* [WHAT THIS TASK INVOLVES]:
Look through the listing for the word "chart". Copy each line that has it.

* [DATA TO USE]:
-=-=-=-=-

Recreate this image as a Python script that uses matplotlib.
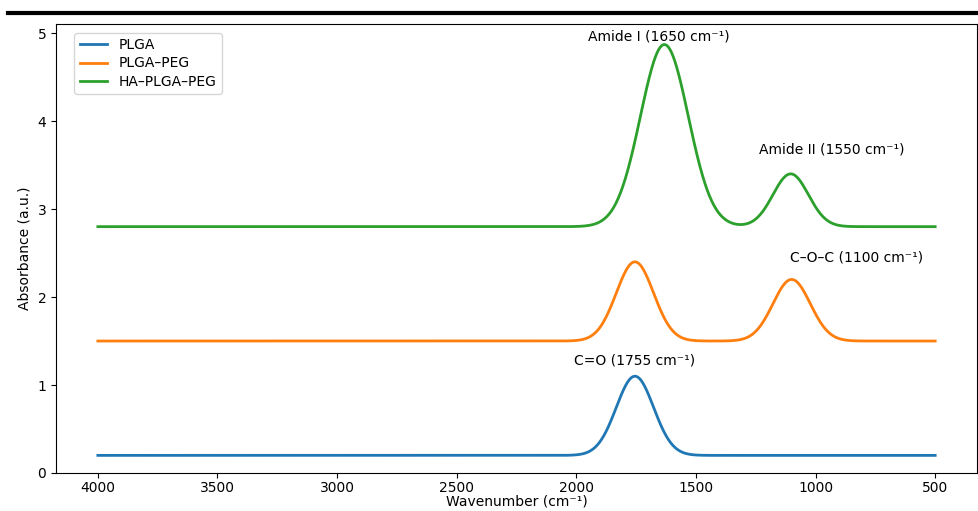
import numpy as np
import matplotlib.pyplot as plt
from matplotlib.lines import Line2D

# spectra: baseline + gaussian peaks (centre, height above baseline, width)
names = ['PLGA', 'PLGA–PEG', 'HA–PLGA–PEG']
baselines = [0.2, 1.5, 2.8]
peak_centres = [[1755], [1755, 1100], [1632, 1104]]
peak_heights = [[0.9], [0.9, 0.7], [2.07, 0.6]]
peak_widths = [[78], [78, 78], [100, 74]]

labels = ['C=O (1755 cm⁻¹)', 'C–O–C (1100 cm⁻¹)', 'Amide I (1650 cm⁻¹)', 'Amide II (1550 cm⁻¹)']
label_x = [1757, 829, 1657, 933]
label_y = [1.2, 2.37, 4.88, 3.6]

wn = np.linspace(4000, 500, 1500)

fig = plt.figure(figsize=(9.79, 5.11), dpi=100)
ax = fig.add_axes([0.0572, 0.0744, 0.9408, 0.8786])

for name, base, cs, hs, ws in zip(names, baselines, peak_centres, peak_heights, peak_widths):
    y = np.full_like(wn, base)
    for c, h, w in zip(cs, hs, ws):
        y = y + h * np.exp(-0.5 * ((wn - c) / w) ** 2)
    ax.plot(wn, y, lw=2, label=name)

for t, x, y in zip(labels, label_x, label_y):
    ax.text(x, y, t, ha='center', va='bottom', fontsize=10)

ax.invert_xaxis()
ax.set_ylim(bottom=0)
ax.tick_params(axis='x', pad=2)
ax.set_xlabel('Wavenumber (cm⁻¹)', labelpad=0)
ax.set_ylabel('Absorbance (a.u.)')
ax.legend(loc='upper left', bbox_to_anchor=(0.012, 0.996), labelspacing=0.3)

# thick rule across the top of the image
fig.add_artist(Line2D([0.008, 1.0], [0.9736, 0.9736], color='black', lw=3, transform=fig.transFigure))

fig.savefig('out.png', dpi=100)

-=-=-=-=-

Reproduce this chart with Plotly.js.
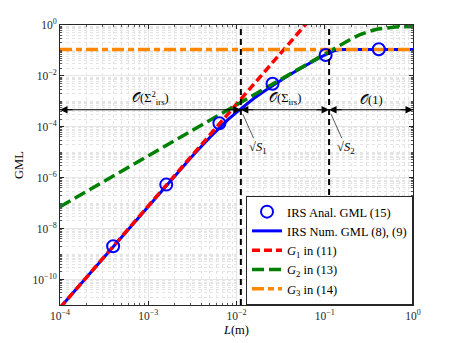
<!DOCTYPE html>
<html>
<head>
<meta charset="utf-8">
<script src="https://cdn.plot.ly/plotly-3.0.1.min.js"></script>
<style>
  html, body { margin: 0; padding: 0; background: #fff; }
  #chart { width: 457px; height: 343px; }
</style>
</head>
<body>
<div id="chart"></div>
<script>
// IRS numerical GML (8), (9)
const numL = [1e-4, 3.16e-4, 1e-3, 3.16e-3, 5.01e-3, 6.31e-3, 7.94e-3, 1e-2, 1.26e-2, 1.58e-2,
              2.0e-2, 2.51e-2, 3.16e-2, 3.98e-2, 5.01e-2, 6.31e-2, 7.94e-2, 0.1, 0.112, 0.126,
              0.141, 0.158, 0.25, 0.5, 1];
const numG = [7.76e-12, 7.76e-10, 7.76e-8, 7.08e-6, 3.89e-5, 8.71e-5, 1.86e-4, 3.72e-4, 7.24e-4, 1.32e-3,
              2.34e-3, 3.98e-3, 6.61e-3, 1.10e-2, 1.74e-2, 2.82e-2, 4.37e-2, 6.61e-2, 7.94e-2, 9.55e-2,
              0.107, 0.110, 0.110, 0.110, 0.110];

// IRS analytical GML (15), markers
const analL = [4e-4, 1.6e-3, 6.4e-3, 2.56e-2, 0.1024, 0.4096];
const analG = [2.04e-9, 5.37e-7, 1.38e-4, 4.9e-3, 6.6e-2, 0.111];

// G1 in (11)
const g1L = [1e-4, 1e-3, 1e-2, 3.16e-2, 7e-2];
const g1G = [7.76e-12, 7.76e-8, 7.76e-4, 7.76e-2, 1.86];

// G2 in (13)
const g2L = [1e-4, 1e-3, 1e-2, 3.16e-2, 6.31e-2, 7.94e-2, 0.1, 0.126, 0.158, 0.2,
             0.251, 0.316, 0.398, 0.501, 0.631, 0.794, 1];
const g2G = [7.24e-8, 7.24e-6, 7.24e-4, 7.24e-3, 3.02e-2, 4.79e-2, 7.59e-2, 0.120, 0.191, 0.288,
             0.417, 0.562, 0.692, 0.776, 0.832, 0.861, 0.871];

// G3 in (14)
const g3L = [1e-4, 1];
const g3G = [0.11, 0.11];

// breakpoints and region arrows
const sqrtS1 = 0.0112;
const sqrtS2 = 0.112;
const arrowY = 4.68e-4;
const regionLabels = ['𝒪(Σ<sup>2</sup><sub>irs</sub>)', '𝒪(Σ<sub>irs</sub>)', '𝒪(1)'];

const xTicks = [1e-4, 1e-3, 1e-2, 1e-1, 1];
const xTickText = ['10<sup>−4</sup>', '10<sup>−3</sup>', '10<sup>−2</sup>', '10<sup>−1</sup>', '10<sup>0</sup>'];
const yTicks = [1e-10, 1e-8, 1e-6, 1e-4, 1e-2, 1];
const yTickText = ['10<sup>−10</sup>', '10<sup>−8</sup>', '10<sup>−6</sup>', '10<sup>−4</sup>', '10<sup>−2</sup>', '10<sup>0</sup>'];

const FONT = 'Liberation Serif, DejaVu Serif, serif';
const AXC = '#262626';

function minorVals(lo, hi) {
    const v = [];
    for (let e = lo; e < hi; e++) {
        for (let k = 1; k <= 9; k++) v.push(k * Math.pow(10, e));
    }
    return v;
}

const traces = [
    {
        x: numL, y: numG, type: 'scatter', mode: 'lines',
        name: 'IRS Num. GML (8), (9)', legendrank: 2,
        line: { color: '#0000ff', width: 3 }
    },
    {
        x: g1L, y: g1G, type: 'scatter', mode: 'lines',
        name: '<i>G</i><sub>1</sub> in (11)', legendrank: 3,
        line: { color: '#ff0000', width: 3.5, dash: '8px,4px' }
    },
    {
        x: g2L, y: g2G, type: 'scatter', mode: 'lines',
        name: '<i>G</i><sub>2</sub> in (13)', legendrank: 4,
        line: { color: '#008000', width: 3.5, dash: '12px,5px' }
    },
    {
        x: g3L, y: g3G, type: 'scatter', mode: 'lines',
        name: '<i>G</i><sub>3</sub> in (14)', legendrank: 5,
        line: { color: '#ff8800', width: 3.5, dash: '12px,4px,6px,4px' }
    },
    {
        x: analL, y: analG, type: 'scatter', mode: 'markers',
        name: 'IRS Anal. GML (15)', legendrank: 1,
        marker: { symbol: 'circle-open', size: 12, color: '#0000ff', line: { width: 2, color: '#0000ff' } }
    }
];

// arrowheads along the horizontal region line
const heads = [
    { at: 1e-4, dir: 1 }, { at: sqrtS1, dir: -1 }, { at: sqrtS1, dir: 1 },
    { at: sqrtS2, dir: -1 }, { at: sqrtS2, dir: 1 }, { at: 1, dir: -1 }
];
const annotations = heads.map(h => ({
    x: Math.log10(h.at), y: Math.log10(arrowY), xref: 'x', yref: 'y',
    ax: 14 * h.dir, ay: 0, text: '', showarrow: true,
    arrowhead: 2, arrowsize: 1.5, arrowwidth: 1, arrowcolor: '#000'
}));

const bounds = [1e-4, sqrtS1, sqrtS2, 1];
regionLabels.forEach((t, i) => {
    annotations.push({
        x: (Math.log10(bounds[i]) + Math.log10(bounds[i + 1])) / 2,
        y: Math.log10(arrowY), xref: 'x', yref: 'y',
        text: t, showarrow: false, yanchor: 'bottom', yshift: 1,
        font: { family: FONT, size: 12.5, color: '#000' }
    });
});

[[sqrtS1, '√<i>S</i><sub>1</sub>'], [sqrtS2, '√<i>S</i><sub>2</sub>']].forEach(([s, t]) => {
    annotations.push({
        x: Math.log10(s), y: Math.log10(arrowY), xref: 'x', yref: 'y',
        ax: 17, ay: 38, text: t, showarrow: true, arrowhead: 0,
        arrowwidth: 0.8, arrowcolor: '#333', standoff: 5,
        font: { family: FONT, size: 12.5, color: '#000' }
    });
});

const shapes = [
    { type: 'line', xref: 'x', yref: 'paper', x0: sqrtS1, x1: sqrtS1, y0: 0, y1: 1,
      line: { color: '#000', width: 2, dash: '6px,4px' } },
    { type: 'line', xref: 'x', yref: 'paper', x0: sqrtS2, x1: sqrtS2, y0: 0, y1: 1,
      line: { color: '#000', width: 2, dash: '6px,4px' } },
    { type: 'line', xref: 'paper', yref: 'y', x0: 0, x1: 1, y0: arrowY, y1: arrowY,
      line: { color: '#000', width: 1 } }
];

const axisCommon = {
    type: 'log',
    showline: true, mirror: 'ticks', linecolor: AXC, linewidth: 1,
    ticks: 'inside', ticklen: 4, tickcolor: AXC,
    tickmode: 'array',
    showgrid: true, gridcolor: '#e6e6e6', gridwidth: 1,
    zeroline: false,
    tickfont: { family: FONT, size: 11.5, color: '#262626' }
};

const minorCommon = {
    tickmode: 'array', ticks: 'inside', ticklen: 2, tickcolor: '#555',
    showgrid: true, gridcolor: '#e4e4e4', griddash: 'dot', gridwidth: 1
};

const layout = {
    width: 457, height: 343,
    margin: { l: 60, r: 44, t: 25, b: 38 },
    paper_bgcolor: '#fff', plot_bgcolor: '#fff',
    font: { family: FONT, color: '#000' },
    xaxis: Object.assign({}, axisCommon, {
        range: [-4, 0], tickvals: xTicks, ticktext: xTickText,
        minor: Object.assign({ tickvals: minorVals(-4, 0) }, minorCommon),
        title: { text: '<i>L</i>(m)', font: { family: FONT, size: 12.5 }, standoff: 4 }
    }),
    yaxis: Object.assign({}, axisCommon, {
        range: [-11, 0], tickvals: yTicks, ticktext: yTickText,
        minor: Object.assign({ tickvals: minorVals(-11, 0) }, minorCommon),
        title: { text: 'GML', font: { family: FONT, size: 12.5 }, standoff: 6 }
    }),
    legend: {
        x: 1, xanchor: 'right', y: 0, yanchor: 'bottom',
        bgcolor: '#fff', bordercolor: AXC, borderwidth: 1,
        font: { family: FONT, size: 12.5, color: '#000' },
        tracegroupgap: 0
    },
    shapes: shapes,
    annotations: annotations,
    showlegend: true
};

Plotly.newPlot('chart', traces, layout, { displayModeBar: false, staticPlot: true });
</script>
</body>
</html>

-=-=-=-=-

* [ANSWER IN FULL]:
Reproduce this chart with Plotly.js.
  #chart { width: 457px; height: 343px; }
<div id="chart"></div>
Plotly.newPlot('chart', traces, layout, { displayModeBar: false, staticPlot: true });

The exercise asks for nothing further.